Danach darf es wegen der Teilzeit zu keiner unterschiedlichen Behandlung von Teilzeitbeschäftigten gegenüber vergleichbaren vollzeitbeschäftigten Arbeitnehmern kommen, sofern sachliche Gründe nicht die Ungleichbehandlung rechtfertigen. Unberührt bleibt die individuelle Besserstellung einzelner Arbeitnehmer (vgl. dazu: ErfK-Preis, a.a.O., § 4 TzBfG Rdn. 10).

Die Klägerin hat schon nicht dargetan, inwiefern sie überhaupt mit den beiden männlichen Vollzeitangestellten von der ausgeübten Tätigkeit her vergleichbar ist im Sinne des § 4 Abs. 1 TzBfG i.V.m. § 2 Abs. 1 TzBfG. Zudem ist die Höhe der Monatsbezüge der beiden Männer nicht dargetan, so dass ein Vergleich mit den Bezügen der Klägerin unter Berücksichtigung ihrer verringerten Arbeitszeit nicht möglich ist. Schließlich handelt es sich sowohl bei ihr als auch bei den Monatsbezügen der Männer um individuell vereinbarte Bezüge.

6. Danach kann der Anspruch auch nicht darauf gestützt werden, die Klägerin werde unter Verstoß gegen § 7 Abs. 1 AGG i.V.m. § 1 AGG wegen ihres Geschlechts benachteiligt.
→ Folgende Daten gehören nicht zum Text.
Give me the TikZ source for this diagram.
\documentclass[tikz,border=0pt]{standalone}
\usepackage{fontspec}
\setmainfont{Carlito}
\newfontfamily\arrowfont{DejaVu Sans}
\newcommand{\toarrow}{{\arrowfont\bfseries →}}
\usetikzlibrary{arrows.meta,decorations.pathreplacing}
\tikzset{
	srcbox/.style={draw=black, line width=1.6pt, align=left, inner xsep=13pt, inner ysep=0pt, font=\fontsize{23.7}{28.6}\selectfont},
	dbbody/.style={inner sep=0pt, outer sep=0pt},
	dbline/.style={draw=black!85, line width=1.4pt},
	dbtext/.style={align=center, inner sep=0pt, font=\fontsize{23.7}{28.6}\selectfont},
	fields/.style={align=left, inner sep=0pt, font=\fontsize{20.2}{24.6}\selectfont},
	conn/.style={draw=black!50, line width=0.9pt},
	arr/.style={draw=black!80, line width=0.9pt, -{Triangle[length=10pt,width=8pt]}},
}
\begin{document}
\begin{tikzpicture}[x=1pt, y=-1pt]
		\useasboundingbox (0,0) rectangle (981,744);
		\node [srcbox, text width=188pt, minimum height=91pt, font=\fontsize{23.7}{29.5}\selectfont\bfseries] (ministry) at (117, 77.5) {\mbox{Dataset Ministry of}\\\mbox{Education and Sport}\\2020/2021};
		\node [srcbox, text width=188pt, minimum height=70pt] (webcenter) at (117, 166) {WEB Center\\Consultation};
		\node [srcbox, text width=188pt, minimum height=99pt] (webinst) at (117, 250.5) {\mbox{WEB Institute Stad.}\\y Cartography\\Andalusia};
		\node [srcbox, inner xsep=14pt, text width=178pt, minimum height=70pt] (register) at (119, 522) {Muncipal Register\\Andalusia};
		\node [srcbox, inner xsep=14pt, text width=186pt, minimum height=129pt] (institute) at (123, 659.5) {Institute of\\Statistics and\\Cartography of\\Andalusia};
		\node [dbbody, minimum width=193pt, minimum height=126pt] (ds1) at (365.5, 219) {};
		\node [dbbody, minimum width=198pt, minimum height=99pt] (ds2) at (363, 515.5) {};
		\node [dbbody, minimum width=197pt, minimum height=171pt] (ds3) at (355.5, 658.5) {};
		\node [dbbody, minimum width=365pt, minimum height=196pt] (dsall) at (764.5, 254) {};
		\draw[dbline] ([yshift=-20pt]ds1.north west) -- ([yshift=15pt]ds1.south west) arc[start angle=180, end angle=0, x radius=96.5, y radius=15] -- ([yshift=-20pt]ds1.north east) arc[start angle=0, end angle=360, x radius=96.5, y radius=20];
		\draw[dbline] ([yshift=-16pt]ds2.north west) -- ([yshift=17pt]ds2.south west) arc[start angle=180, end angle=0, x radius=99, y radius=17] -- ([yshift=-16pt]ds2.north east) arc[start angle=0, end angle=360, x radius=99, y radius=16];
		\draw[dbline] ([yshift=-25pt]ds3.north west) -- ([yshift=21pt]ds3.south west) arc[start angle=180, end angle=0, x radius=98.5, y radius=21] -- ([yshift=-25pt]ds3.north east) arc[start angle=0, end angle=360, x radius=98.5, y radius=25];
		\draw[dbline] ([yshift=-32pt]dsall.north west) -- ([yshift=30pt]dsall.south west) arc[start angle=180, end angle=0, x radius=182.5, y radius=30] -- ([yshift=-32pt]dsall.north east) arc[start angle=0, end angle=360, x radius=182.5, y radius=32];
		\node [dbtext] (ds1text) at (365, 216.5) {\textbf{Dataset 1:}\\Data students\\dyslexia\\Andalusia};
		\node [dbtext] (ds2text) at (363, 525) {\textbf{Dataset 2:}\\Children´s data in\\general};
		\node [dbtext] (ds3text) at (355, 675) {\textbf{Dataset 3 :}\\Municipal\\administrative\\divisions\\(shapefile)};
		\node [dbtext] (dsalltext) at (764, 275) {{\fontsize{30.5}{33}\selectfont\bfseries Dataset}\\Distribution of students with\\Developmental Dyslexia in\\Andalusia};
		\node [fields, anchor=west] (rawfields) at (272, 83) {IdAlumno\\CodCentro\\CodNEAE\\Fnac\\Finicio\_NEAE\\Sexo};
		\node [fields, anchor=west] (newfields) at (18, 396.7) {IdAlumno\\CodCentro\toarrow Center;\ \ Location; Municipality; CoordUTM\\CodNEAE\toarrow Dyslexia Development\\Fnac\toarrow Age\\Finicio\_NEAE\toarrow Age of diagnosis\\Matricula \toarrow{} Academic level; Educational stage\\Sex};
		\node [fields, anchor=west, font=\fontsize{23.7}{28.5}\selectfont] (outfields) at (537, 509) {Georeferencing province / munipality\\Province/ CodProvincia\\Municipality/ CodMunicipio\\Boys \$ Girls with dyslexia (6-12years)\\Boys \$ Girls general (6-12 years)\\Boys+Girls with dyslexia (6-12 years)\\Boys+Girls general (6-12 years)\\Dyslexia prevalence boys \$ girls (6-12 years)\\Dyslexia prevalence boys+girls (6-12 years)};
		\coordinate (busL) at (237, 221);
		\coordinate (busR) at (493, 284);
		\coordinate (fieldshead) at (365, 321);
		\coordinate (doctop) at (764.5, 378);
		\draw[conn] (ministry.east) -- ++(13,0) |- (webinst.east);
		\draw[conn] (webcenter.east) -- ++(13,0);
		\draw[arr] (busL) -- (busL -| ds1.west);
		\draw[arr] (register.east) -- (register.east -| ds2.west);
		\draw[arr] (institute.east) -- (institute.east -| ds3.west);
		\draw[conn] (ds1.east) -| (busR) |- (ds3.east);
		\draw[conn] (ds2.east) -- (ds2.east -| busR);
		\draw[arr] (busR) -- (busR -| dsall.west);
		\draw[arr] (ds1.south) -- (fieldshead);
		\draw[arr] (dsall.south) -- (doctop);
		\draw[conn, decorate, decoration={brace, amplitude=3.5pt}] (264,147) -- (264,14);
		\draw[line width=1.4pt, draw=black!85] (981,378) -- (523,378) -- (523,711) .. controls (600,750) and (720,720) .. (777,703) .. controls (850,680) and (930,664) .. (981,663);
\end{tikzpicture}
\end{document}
Es bestehen keine begründeten Anhaltspunkte für eine Schlechterstellung der Klägerin aus geschlechtsspezifischen Gründen. Wie die Beklagte zutreffend ausführt, erstrebt die Klägerin im Gegenteil eine Besserstellung gegenüber der weit überwiegenden Zahl der Arbeitnehmer, die anders als sie keine über dem Tarifentgelt liegende Vergütung erhalten. Aus den vorstehenden Ausführungen ergibt sich zudem, dass eine Schlechterstellung gegenüber den beiden Männern ebenfalls nicht dargetan ist.

Nach alledem war die Berufung mit der Kostenfolge nach § 97 ZPO zurückzuweisen.

Die Revision war nicht zuzulassen. Es handelt sich um eine Einzelfallentscheidung. Die sich dabei stellenden Rechtsfragen sind, soweit sie entscheidungserheblich, in der höchstrichterlichen Rechtsprechung beantwortet.